* Begin Records shown *
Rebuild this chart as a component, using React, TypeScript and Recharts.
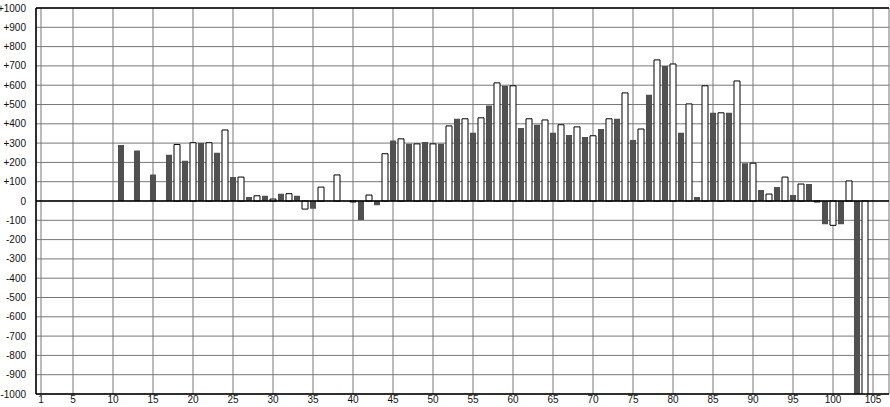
import { BarChart, Bar, XAxis, YAxis, CartesianGrid, ReferenceLine, Cell } from "recharts";

// values for positions 1..105 (null = no bar)
const values: (number | null)[] = [
  null, null, null, null, null, null, null, null, null, null,
  290, null, 262, null, 137, null, 240, 293, 208, 302,
  302, 302, 250, 368, 124, 124, 21, 27, 27, 10,
  38, 38, 27, -42, -40, 72, null, 135, null, -5,
  -98, 31, -22, 245, 313, 322, 296, 296, 306, 296,
  296, 389, 426, 426, 353, 431, 495, 612, 597, 597,
  378, 426, 395, 420, 353, 395, 342, 384, 332, 338,
  373, 426, 426, 560, 316, 373, 550, 731, 700, 710,
  353, 503, 21, 597, 457, 457, 457, 622, 196, 196,
  57, 36, 73, 124, 31, 88, 88, -5, -121, -126,
  -121, 104, -1100, -1100, null,
];

const xTicks = [1, 5, 10, 15, 20, 25, 30, 35, 40, 45, 50, 55, 60, 65, 70, 75, 80, 85, 90, 95, 100, 105];
const yTicks = [
  -1000, -900, -800, -700, -600, -500, -400, -300, -200, -100, 0,
  100, 200, 300, 400, 500, 600, 700, 800, 900, 1000,
];

const data = values.map((v, i) => ({ n: i + 1, v }));

const tickStyle = { fontSize: 10, fontFamily: "Liberation Sans, Arial, sans-serif", fill: "#111" };

export default function App() {
  return (
    <div style={{ position: "absolute", left: 0, top: 0, background: "#fff" }}>
      <BarChart width={890} height={407} data={data} margin={{ top: 8, right: 1, bottom: 0, left: 0 }}>
        <CartesianGrid stroke="#777" strokeWidth={1} />
        <XAxis
          dataKey="n"
          type="number"
          domain={[0.375, 107]}
          ticks={xTicks}
          interval={0}
          height={13}
          tickSize={0}
          tickMargin={2}
          tickLine={false}
          axisLine={{ stroke: "#000", strokeWidth: 1.5 }}
          tick={tickStyle}
        />
        <YAxis
          type="number"
          domain={[-1000, 1000]}
          ticks={yTicks}
          interval={0}
          allowDataOverflow
          width={36}
          tickSize={0}
          tickMargin={10}
          tickLine={false}
          axisLine={{ stroke: "#000", strokeWidth: 1.5 }}
          tick={tickStyle}
          tickFormatter={(v: number) => (v > 0 ? `+${v}` : `${v}`)}
        />
        <ReferenceLine y={1000} stroke="#000" strokeWidth={1.5} />
        <Bar dataKey="v" barSize={6} isAnimationActive={false}>
          {data.map((d) => (
            <Cell
              key={d.n}
              fill={d.n % 2 === 1 ? "#505050" : "#fff"}
              stroke={d.n % 2 === 1 ? "none" : "#000"}
              strokeWidth={1}
            />
          ))}
        </Bar>
        <ReferenceLine y={0} stroke="#000" strokeWidth={1.5} />
      </BarChart>
    </div>
  );
}
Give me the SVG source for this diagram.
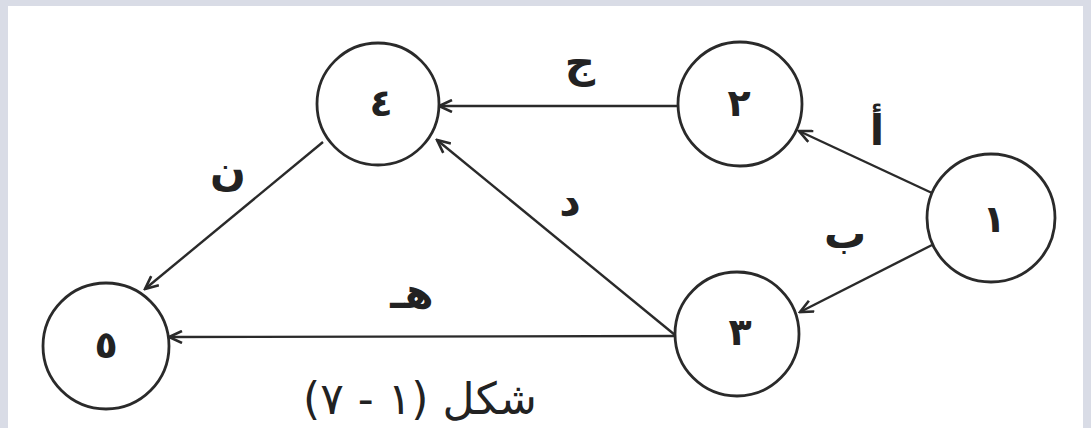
* End Records shown *
Hand back the exact lines from the start of the entries to the line with "CartesianGrid, ReferenceLine, Cell", both ends kept and pictures left out.

Task answer:
Rebuild this chart as a component, using React, TypeScript and Recharts.
import { BarChart, Bar, XAxis, YAxis, CartesianGrid, ReferenceLine, Cell } from "recharts";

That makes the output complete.